Mountain Valley’s legal troubles

An unfavorable ruling from the 4th Circuit on the West Virginia water certification would deal a significant blow to the Mountain Valley project.

The pipeline developer had unsuccessfully called for a random judge assignment in the case after the company suffered about a dozen legal losses handed down by the same three judges that heard Tuesday’s case.

The pipeline company argued that Wynn, Thacker and the panel’s third member — Chief Judge Roger Gregory, a Clinton and George W. Bush pick — had already overturned key permits for the project. Mountain Valley said the judges’ repeated rejections of approvals for the pipeline gave the appearance that the legal process was “rigged” against the project (Energywire, June 23).

The judges previously blocked approvals for the project from the Fish and Wildlife Service because of the risks to endangered fish species and tossed out permits from the Bureau of Land Management and the Forest Service for the pipeline to cross the Jefferson National Forest in Virginia.

The agencies have yet to reissue those permits.

The 4th Circuit judges’ track record on the pipeline appeared even to strike a nerve in Congress, where West Virginia Sen.
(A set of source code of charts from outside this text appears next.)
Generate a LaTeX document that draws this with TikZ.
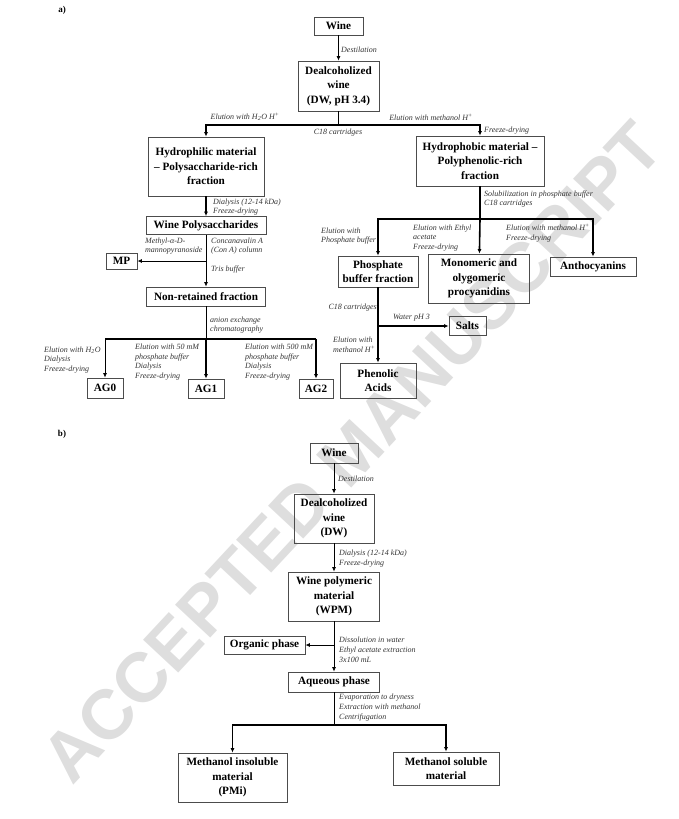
\documentclass[tikz,border=0pt]{standalone}
\usepackage{fontspec}
\setmainfont{Liberation Serif}
\newfontfamily\stampfont{Liberation Sans}
\usetikzlibrary{arrows.meta}
\tikzstyle{box}=[draw=black!70, line width=0.8pt, inner sep=0pt, align=center, font=\fontsize{11.2}{14.5}\selectfont\bfseries]
\tikzstyle{note}=[inner sep=0pt, align=left, text=black!80, font=\fontsize{8}{9.8}\selectfont\itshape]
\tikzstyle{tag}=[inner sep=0pt, font=\fontsize{9}{10}\selectfont\bfseries]
\tikzstyle{stamp}=[inner sep=0pt, text=black!13, font=\stampfont\bfseries\fontsize{70}{70}\selectfont]
\tikzstyle{light}=[line width=0.8pt]
\tikzstyle{heavy}=[line width=1.6pt]
\tikzstyle{tip}=[-{Latex[length=4.5pt,width=4pt]}]

\begin{document}
\begin{tikzpicture}[x=1pt,y=-1pt]
\useasboundingbox (0,0) rectangle (678,819);
\node[stamp, rotate=47] (stamp) at (352,452) {ACCEPTED MANUSCRIPT};

% a)
\node[tag] (taga) at (62,10) {a)};
\node[box, minimum width=49, minimum height=18] (wineA) at (338.5,26) {Wine};
\node[box, minimum width=81, minimum height=50] (dwA) at (338.5,86) {Dealcoholized\\wine\\(DW, pH 3.4)};
\node[box, minimum width=116, minimum height=59] (hydrophilic) at (206,166.5) {Hydrophilic material\\– Polysaccharide-rich\\fraction};
\node[box, minimum width=128, minimum height=50] (hydrophobic) at (480,161) {Hydrophobic material –\\Polyphenolic-rich\\fraction};
\node[box, minimum width=120, minimum height=18] (polysacch) at (206,225.5) {Wine Polysaccharides};
\node[box, minimum width=31, minimum height=16] (mp) at (121.5,261) {MP};
\node[box, minimum width=119, minimum height=19] (nonret) at (206,296.5) {Non-retained fraction};
\node[box, minimum width=36, minimum height=20] (ag0) at (105,388) {AG0};
\node[box, minimum width=36, minimum height=19] (ag1) at (206,388.5) {AG1};
\node[box, minimum width=34, minimum height=19] (ag2) at (316,388.5) {AG2};
\node[box, minimum width=80, minimum height=31] (phosph) at (378,271.5) {Phosphate\\buffer fraction};
\node[box, minimum width=101, minimum height=49] (monomer) at (479,278.5) {Monomeric and\\olygomeric\\procyanidins};
\node[box, minimum width=86, minimum height=19] (antho) at (593,266.5) {Anthocyanins};
\node[box, minimum width=37, minimum height=19] (salts) at (467.5,326) {Salts};
\node[box, minimum width=76, minimum height=35] (phenolic) at (378,380.5) {Phenolic\\Acids};

\coordinate (barA) at (338.5,125);
\coordinate (barB) at (480,219);
\coordinate (mpfork) at (206,261);
\coordinate (barC) at (206,339);
\coordinate (barCl) at (105,339);
\coordinate (barCr) at (316,339);
\coordinate (saltfork) at (378,326);

\draw[light, tip] (wineA) -- (dwA);
\draw[light] (dwA) -- (barA);
\draw[heavy, tip] (barA) -| (hydrophilic);
\draw[heavy, tip] (barA) -| (hydrophobic);
\draw[heavy, tip] (hydrophilic) -- (polysacch);
\draw[light, tip] (polysacch) -- (nonret);
\draw[light, tip] (mpfork) -- (mp);
\draw[light] (nonret) -- (barC);
\draw[heavy] (barCl) -- (barCr);
\draw[light, tip] (barCl) -- (ag0);
\draw[heavy, tip] (barC) -- (ag1);
\draw[heavy, tip] (barCr) -- (ag2);
\draw[heavy] (hydrophobic) -- (barB);
\draw[heavy, tip] (barB) -| (phosph);
\draw[heavy, tip] (barB) -- (monomer);
\draw[heavy, tip] (barB) -| (antho);
\draw[heavy, tip] (phosph) -- (phenolic);
\draw[heavy, tip] (saltfork) -- (salts);

\node[note, anchor=west] (distA) at (341,50) {Destilation};
\node[note] (eluteH) at (245,117) {Elution with H\textsubscript{2}O H\textsuperscript{+}};
\node[note] (eluteM) at (431,117) {Elution with methanol H\textsuperscript{+}};
\node[note] (cartA) at (338,133) {C18 cartridges};
\node[note, anchor=west] (freezeA) at (484,131) {Freeze-drying};
\node[note, anchor=west] (dialA) at (213,207) {Dialysis (12-14 kDa)\\Freeze-drying};
\node[note, anchor=west] (methyl) at (145,246) {Methyl-α-D-\\mannopyranoside};
\node[note, anchor=west] (conA) at (211,246) {Concanavalin A\\(Con A) column};
\node[note, anchor=west] (tris) at (211,270) {Tris buffer};
\node[note, anchor=west] (anion) at (210,325) {anion exchange\\chromatography};
\node[note, anchor=west] (eluteAG0) at (44,360) {Elution with H\textsubscript{2}O\\Dialysis\\Freeze-drying};
\node[note, anchor=west] (eluteAG1) at (135,362) {Elution with 50 mM\\phosphate buffer\\Dialysis\\Freeze-drying};
\node[note, anchor=west] (eluteAG2) at (245,362) {Elution with 500 mM\\phosphate buffer\\Dialysis\\Freeze-drying};
\node[note, anchor=west] (solub) at (484,199) {Solubilization in phosphate buffer\\C18 cartridges};
\node[note, anchor=west] (elutePB) at (321,236) {Elution with\\Phosphate buffer};
\node[note, anchor=west] (eluteEA) at (413,238) {Elution with Ethyl\\acetate\\Freeze-drying};
\node[note, anchor=west] (eluteMA) at (506,233) {Elution with methanol H\textsuperscript{+}\\Freeze-drying};
\node[note, anchor=east] (cartB) at (377,308) {C18 cartridges};
\node[note, anchor=west] (water) at (393,318) {Water pH 3};
\node[note, anchor=west] (eluteMB) at (333,345) {Elution with\\methanol H\textsuperscript{+}};

% b)
\node[tag] (tagb) at (62,434) {b)};
\node[box, minimum width=48, minimum height=20] (wineB) at (334,453) {Wine};
\node[box, minimum width=80, minimum height=49] (dwB) at (334,518.5) {Dealcoholized\\wine\\(DW)};
\node[box, minimum width=91, minimum height=49] (wpm) at (334,596.5) {Wine polymeric\\material\\(WPM)};
\node[box, minimum width=81, minimum height=18] (organic) at (264.5,645) {Organic phase};
\node[box, minimum width=91, minimum height=20] (aqueous) at (334,682) {Aqueous phase};
\node[box, minimum width=109, minimum height=49] (insoluble) at (232.5,777.5) {Methanol insoluble\\material\\(PMi)};
\node[box, minimum width=106, minimum height=33] (soluble) at (446,768.5) {Methanol soluble\\material};

\coordinate (orgfork) at (334,645);
\coordinate (barD) at (334,725);

\draw[light, tip] (wineB) -- (dwB);
\draw[light, tip] (dwB) -- (wpm);
\draw[light, tip] (wpm) -- (aqueous);
\draw[light, tip] (orgfork) -- (organic);
\draw[light] (aqueous) -- (barD);
\draw[heavy, tip] (barD) -| (insoluble);
\draw[heavy, tip] (barD) -| (soluble);

\node[note, anchor=west] (distB) at (338,479) {Destilation};
\node[note, anchor=west] (dialB) at (339,558.5) {Dialysis (12-14 kDa)\\Freeze-drying};
\node[note, anchor=west] (dissol) at (339,650) {Dissolution in water\\Ethyl acetate extraction\\3x100 mL};
\node[note, anchor=west] (evap) at (339,707.5) {Evaporation to dryness\\Extraction with methanol\\Centrifugation};
\end{tikzpicture}
\end{document}
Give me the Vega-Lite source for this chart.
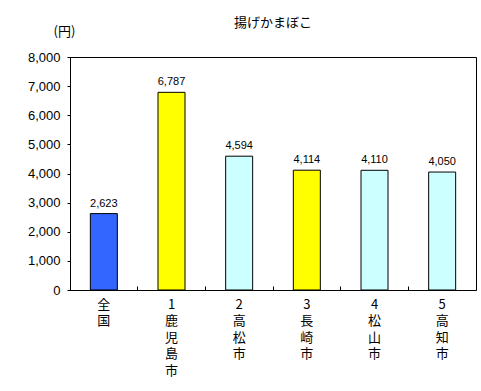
{
  "$schema": "https://vega.github.io/schema/vega-lite/v6.json",
  "autosize": {"type": "none"},
  "width": 406,
  "height": 233,
  "padding": {"left": 70, "top": 57, "right": 5, "bottom": 101},
  "background": "white",
  "title": {"text": "揚げかまぼこ", "font": "Noto Sans CJK JP", "fontSize": 13, "fontWeight": "normal", "color": "black", "anchor": "middle", "offset": -5},
  "config": {
    "view": {"stroke": "black", "strokeWidth": 1},
    "axis": {"domainColor": "black", "tickColor": "black", "labelColor": "black", "titleColor": "black", "grid": false}
  },
  "data": {"values": [
    {"name": "全国", "value": 2623, "kind": "national"},
    {"name": "1鹿児島市", "value": 6787, "kind": "highlight"},
    {"name": "2高松市", "value": 4594, "kind": "city"},
    {"name": "3長崎市", "value": 4114, "kind": "highlight"},
    {"name": "4松山市", "value": 4110, "kind": "city"},
    {"name": "5高知市", "value": 4050, "kind": "city"}
  ]},
  "encoding": {
    "x": {"field": "name", "type": "nominal", "sort": null,
      "scale": {"paddingInner": 0, "paddingOuter": 0},
      "axis": {"title": null, "labelAngle": 0, "labelAlign": "center", "labelBaseline": "top",
        "labelExpr": "split(datum.label, '')", "labelFont": "Noto Sans CJK JP", "labelFontSize": 13, "labelLineHeight": 16.5,
        "labelPadding": 12, "bandPosition": 0, "labelOffset": 0, "tickSize": -4, "domainWidth": 1}},
    "y": {"field": "value", "type": "quantitative",
      "scale": {"domain": [0, 8000]},
      "axis": {"values": [0, 1000, 2000, 3000, 4000, 5000, 6000, 7000, 8000], "format": ",d",
        "labelFont": "Liberation Sans", "labelFontSize": 13, "labelPadding": 7, "tickSize": 3,
        "title": "(円)", "titleFont": "Noto Sans CJK JP", "titleFontSize": 13, "titleFontWeight": "normal",
        "titleAngle": 0, "titleAlign": "center", "titleBaseline": "middle", "titleX": -6, "titleY": -26}}
  },
  "layer": [
    {"mark": {"type": "bar", "size": 27, "stroke": "black", "strokeWidth": 1},
     "encoding": {"color": {"field": "kind", "type": "nominal", "legend": null,
       "scale": {"domain": ["national", "highlight", "city"], "range": ["#3366FF", "#FFFF00", "#CCFFFF"]}}}},
    {"mark": {"type": "text", "baseline": "bottom", "dy": -5, "font": "Liberation Sans", "fontSize": 11, "color": "black"},
     "encoding": {"text": {"field": "value", "type": "quantitative", "format": ",d"}}}
  ]
}
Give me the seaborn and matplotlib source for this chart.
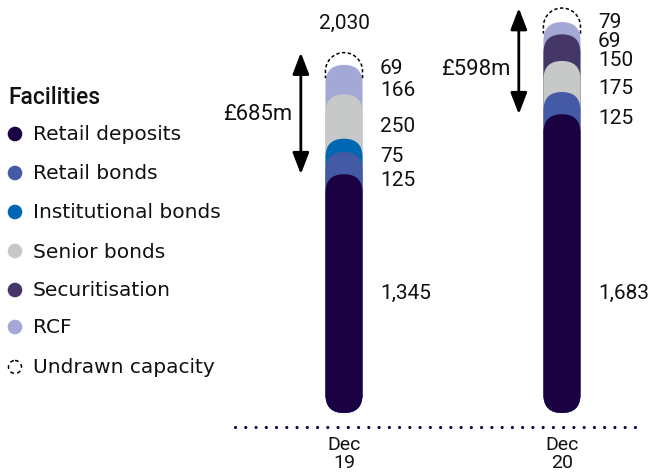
import matplotlib
matplotlib.use("Agg")
import matplotlib.pyplot as plt
import seaborn as sns
import pandas as pd
import numpy as np
from matplotlib.patches import FancyBboxPatch, Circle

# ---------------- data ----------------
periods = ["Dec\n19", "Dec\n20"]
facilities = ["Retail deposits", "Retail bonds", "Institutional bonds",
              "Senior bonds", "Securitisation", "RCF"]
retail_deposits = [1345, 1683]
retail_bonds = [125, 125]
institutional_bonds = [75, 0]
senior_bonds = [250, 175]
securitisation = [0, 150]
rcf = [166, 69]
undrawn_capacity = [69, 79]
headroom_labels = ["£685m", "£598m"]
total_labels = ["2,030", None]

colors = ["#1a0142", "#445aa6", "#0068b2", "#c7c8c8", "#443768", "#a4a8d6"]

# label positions (layout only, in value units)
label_y = {
    0: [682, 1318, 1448, 1617, None, 1825, 1944],
    1: [682, 1662, None, 1831, 1994, 2096, 2203],
}
total_label_y = 2203

series = [retail_deposits, retail_bonds, institutional_bonds,
          senior_bonds, securitisation, rcf]

rows = []
for i, p in enumerate(periods):
    cum = 0
    for f, vals in zip(facilities, series):
        v = vals[i]
        cum += v
        if v > 0:
            rows.append({"period": p, "facility": f, "value": v, "top": cum})
df = pd.DataFrame(rows)
totals = [sum(s[i] for s in series) + undrawn_capacity[i] for i in range(len(periods))]

# ---------------- figure ----------------
sns.set_theme(style="white")
plt.rcParams['font.family'] = ['Roboto', 'DejaVu Sans']
FS_NUM = 15
LEG_FONT = ['DejaVu Sans']
FS_LEG = 14.5
TXT = "#111111"

W, H = 660, 477
fig = plt.figure(figsize=(W / 100, H / 100), dpi=100)
ax = fig.add_axes([230 / W, 49 / H, 420 / W, 428 / H])

draw_order = facilities[::-1]
pal = dict(zip(facilities, colors))
sns.barplot(data=df, x="period", y="top", hue="facility", order=periods,
            hue_order=draw_order, palette=pal, dodge=False, width=0.17,
            saturation=1, errorbar=None, legend=False, ax=ax)

ax.set_xlim(-0.523, 1.404)
ax.set_ylim(-79, 2332)

# pixel aspect to make round caps circular
p0 = ax.transData.transform((0, 0))
p1 = ax.transData.transform((1, 1))
px_x = p1[0] - p0[0]
px_y = p1[1] - p0[1]

for rect in list(ax.patches):
    h = rect.get_height()
    if not np.isfinite(h) or h <= 0:
        rect.remove()
        continue
    x, w, fc = rect.get_x(), rect.get_width(), rect.get_facecolor()
    rect.remove()
    rx = w / 2
    ry = rx * px_x / px_y
    ax.add_patch(FancyBboxPatch((x, 0), w, h,
                                boxstyle=f"round,pad=0,rounding_size={rx}",
                                mutation_aspect=ry / rx, facecolor=fc,
                                edgecolor="none", lw=0))

# undrawn capacity: dashed cap outline
bw = 0.17
rx = bw / 2
ry = rx * px_x / px_y
t = np.linspace(0, np.pi, 60)
for i, tot in enumerate(totals):
    xs = np.concatenate([[i + rx], i + rx * np.cos(t), [i - rx]])
    ys = np.concatenate([[tot - ry - 40], tot - ry + ry * np.sin(t), [tot - ry - 40]])
    ax.plot(xs, ys, color="black", lw=1.1, ls=(0, (2.2, 1.6)), zorder=1)

# value labels
for i in range(len(periods)):
    vals = [s[i] for s in series] + [undrawn_capacity[i]]
    for j, v in enumerate(vals):
        yy = label_y[i][j]
        if v > 0 and yy is not None:
            ax.text(i + 0.165, yy, f"{v:,}", ha="left", va="center",
                    fontsize=FS_NUM, color=TXT)
    if total_labels[i]:
        ax.text(i, total_label_y, total_labels[i], ha="center", va="center",
                fontsize=FS_NUM, color=TXT)

# headroom arrows
for i in range(len(periods)):
    xa = i - 0.198
    ax.annotate("", xy=(xa, totals[i]), xytext=(xa, retail_deposits[i]),
                arrowprops=dict(arrowstyle="<|-|>,head_length=1.3,head_width=0.5",
                                mutation_scale=10, color="black", lw=2,
                                shrinkA=0, shrinkB=0))
    ym = (totals[i] + retail_deposits[i]) / 2 - (0 if i == 0 else 40)
    ax.text(xa - 0.04, ym, headroom_labels[i], ha="right", va="center",
            fontsize=FS_NUM + 0.8, color=TXT)

# dotted baseline
ax.plot([-0.5, 1.367], [-79, -79], color="#1a0142", lw=2.3,
        ls=(0, (0.01, 3.2)), dash_capstyle="round", clip_on=False)

ax.set_xticks([0, 1])
ax.set_xticklabels(periods, fontsize=14, color=TXT, linespacing=0.95)
ax.tick_params(axis="x", length=0, pad=6)
ax.set_yticks([])
ax.set_xlabel("")
ax.set_ylabel("")
for s in ax.spines.values():
    s.set_visible(False)

# legend (pixel coordinates overlay)
lax = fig.add_axes([0, 0, 1, 1], zorder=-1)
lax.set_xlim(0, W)
lax.set_ylim(H, 0)
lax.axis("off")
lax.text(8, 97, "Facilities", ha="left", va="center", fontsize=16.5,
         fontweight="medium", color=TXT)
leg_y = [135, 174, 213, 252, 291, 328, 368]
for f, c, yy in zip(facilities, colors, leg_y):
    lax.add_patch(Circle((15, yy), 7.3, facecolor=c, edgecolor="none"))
    lax.text(33, yy, f, ha="left", va="center", fontsize=FS_LEG, color=TXT,
             family=LEG_FONT)
lax.add_patch(Circle((15, leg_y[-1]), 6.5, facecolor="none", edgecolor="black",
                     lw=1.1, ls=(0, (2.5, 2.2))))
lax.text(33, leg_y[-1], "Undrawn capacity", ha="left", va="center",
         fontsize=FS_LEG, color=TXT, family=LEG_FONT)

fig.savefig("out.png", dpi=100)
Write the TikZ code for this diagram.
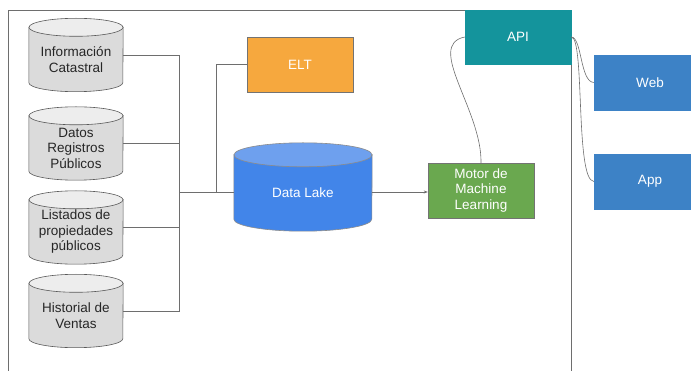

Joe Manchin (D) had proposed — and Republican lawmakers had backed — permitting reform that would require the random assignment of federal judges in permitting cases (Energywire, Aug. 4)

Amid federal permitting challenges for the main section of the project through West Virginia and Virginia, Mountain Valley is also currently pulling back on its plans to build a 75-mile extension in North Carolina. Last week, the developers informed a federal district court in North Carolina it was no longer pursuing eminent domain cases against properties in the pipeline’s path (Energwire, Oct. 24).

The company said in a statement it was instead focusing on completing the main section of the pipeline.